OSAKA -- Faked photos of neon signs on Osaka's iconic Tsutenkaku Tower that could be construed as discouraging people from getting the coronavirus vaccine have gone viral online, prompting the tower's operator to warn people about the "vicious rumor"-spreading images.

    Tsutenkaku Kanko Co. on Nov. 4 revealed on its official Twitter account that fake images of ads including ones roughly translating to "Don't get the shots" and "Under clinical trials. Don't get the shots" are spreading on social media.

    According to President Takamitsu Takai, the apparently photoshopped images began to spread on Nov. 3 via Twitter and Instagram, sparking a flood of complaints to the firm, such as, "Is your company really putting up this ad?" and, "Stop the images from spreading if they are disinformation." One person even asked, "How much does it cost to put up an (anti-vaccine) ad?" The firm says its operations have been disrupted by the complaints.
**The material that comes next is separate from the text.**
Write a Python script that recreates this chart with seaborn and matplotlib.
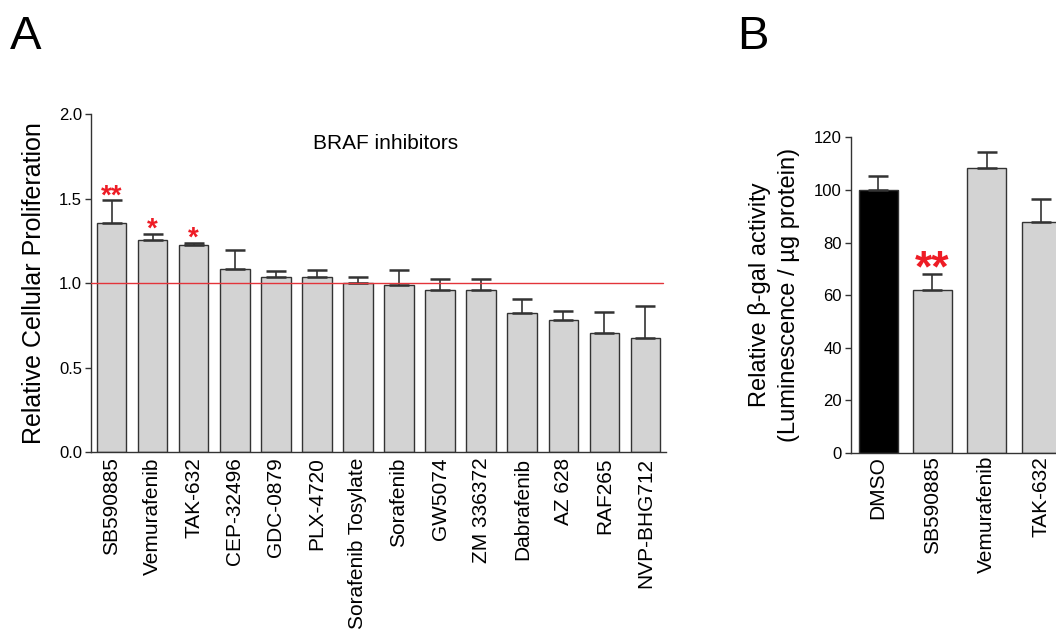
import matplotlib
matplotlib.use("Agg")
import matplotlib.pyplot as plt
import seaborn as sns
import pandas as pd
import numpy as np

# ---------------- data ----------------
a_labels = ["SB590885", "Vemurafenib", "TAK-632", "CEP-32496", "GDC-0879", "PLX-4720",
            "Sorafenib Tosylate", "Sorafenib", "GW5074", "ZM 336372", "Dabrafenib",
            "AZ 628", "RAF265", "NVP-BHG712"]
a_values = [1.358, 1.256, 1.225, 1.082, 1.038, 1.034, 1.000, 0.988, 0.962, 0.958,
            0.825, 0.779, 0.702, 0.676]
a_err = [0.133, 0.036, 0.014, 0.115, 0.034, 0.044, 0.038, 0.090, 0.060, 0.066,
         0.084, 0.058, 0.125, 0.187]
a_sig = ["**", "*", "*", "", "", "", "", "", "", "", "", "", "", ""]

b_labels = ["DMSO", "SB590885", "Vemurafenib", "TAK-632"]
b_values = [100.0, 61.8, 108.3, 87.7]
b_err = [5.2, 6.4, 6.1, 9.0]
b_sig = ["", "**", "", ""]

# ---------------- style ----------------
sns.set_style("ticks")
plt.rcParams["font.family"] = ["Liberation Sans", "DejaVu Sans"]
plt.rcParams["axes.edgecolor"] = "#333333"
plt.rcParams["axes.linewidth"] = 1.0
plt.rcParams["text.color"] = "black"
plt.rcParams["axes.labelcolor"] = "black"
plt.rcParams["xtick.labelcolor"] = "black"
plt.rcParams["ytick.labelcolor"] = "black"

EDGE = "#333333"
FILL = "#d3d3d3"
RED = "#ee1c25"

fig = plt.figure(figsize=(10.56, 6.36), dpi=100)
fig.patch.set_facecolor("white")

# ---------------- panel A ----------------
axA = fig.add_axes([91 / 1056, 1 - 452 / 636, 575 / 1056, (452 - 114.3) / 636])
dfA = pd.DataFrame({"drug": a_labels, "value": a_values})
sns.barplot(data=dfA, x="drug", y="value", order=a_labels, color=FILL,
            edgecolor=EDGE, linewidth=1.0, width=0.72, errorbar=None, ax=axA,
            saturation=1)
xA = np.arange(len(a_labels))
axA.errorbar(xA, a_values, yerr=[np.zeros(len(a_err)), a_err], fmt="none",
             ecolor=EDGE, elinewidth=1.2, capsize=7.5, capthick=1.8, zorder=1)
axA.axhline(1.0, xmin=0, xmax=0.995, color="#e3343a", lw=1.0, zorder=5)
axA.set_xlim(-0.5, len(a_labels) - 0.5)
axA.set_ylim(0, 2.0)
axA.set_yticks([0, 0.5, 1.0, 1.5, 2.0])
axA.set_yticklabels(["0.0", "0.5", "1.0", "1.5", "2.0"])
axA.set_xlabel("")
axA.set_ylabel("Relative Cellular Proliferation", fontsize=18, labelpad=9)
axA.tick_params(axis="y", labelsize=12, length=4.5, width=1, color=EDGE, pad=2)
axA.tick_params(axis="x", labelsize=15, length=0, pad=4, labelrotation=90)
sns.despine(ax=axA)
for i, s in enumerate(a_sig):
    if s:
        axA.annotate(s, (i, a_values[i] + a_err[i]), xytext=(0, -2.2),
                     textcoords="offset points", ha="center", va="baseline",
                     color=RED, fontsize=20, fontweight="bold")
axA.text(6.67, 1.83, "BRAF inhibitors", ha="center", va="center", fontsize=15)

# ---------------- panel B ----------------
axB = fig.add_axes([851 / 1056, 1 - 453 / 636, 4 * 54.3 / 1056, (453 - 137.3) / 636])
dfB = pd.DataFrame({"drug": b_labels, "value": b_values})
sns.barplot(data=dfB, x="drug", y="value", order=b_labels,
            palette=["#000000", FILL, FILL, FILL], hue="drug", legend=False,
            edgecolor=EDGE, linewidth=1.0, width=0.72, errorbar=None, ax=axB,
            saturation=1)
xB = np.arange(len(b_labels))
axB.errorbar(xB, b_values, yerr=[np.zeros(len(b_err)), b_err], fmt="none",
             ecolor=EDGE, elinewidth=1.2, capsize=7.3, capthick=1.8, zorder=1)
axB.set_xlim(-0.5, len(b_labels) - 0.5)
axB.set_ylim(0, 120)
axB.set_yticks([0, 20, 40, 60, 80, 100, 120])
axB.set_xlabel("")
axB.set_ylabel("Relative \u03b2-gal activity\n(Luminescence / \u00b5g protein)",
               fontsize=17, labelpad=10, linespacing=1.45)
axB.tick_params(axis="y", labelsize=12, length=4.5, width=1, color=EDGE, pad=2)
axB.tick_params(axis="x", labelsize=15, length=0, pad=2, labelrotation=90)
sns.despine(ax=axB)
for i, s in enumerate(b_sig):
    if s:
        axB.annotate(s, (i, b_values[i] + b_err[i]), xytext=(0, -5.5),
                     textcoords="offset points", ha="center", va="baseline",
                     color=RED, fontsize=32, fontweight="bold")

# ---------------- panel letters ----------------
fig.text(10 / 1056, 1 - 49 / 636, "A", fontsize=34, va="baseline", ha="left")
fig.text(737 / 1056, 1 - 49 / 636, "B", fontsize=34, va="baseline", ha="left")

fig.savefig("out.png", dpi=100, facecolor="white")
    Tsutenkaku Tower is seen lit up in green in accordance with Osaka Prefecture's own coronavirus alert level, in this photo taken in Osaka's Naniwa Ward on Oct. 25, 2021. (Mainichi/Rei Kubo)

    The Tsutenkaku Tower has been lit up either in red, yellow or green to reflect the current coronavirus alert level set by Osaka Prefecture. The tower had just turned green, the safest level, on Oct. 25, for the first time in about a year and three months, after infection spread in the prefecture subsided.

    "We are finally seeing signs of recovery from the coronavirus crisis. The tourism and restaurant industries have been battered, and now is the time for the whole of Osaka to unite to overcome the crisis. This is not a problem affecting the Tsutenkaku Tower alone. Disinformation like these images are malicious and utterly unacceptable," Takai said.

    If the spread of the false ad images does not abate, the company says it will consider legal action against the original poster and those who spread them.

    "These images appear to have been rendered by a criminal for pleasure. We are looking into responding to the case as forcible obstruction of business," the company president said.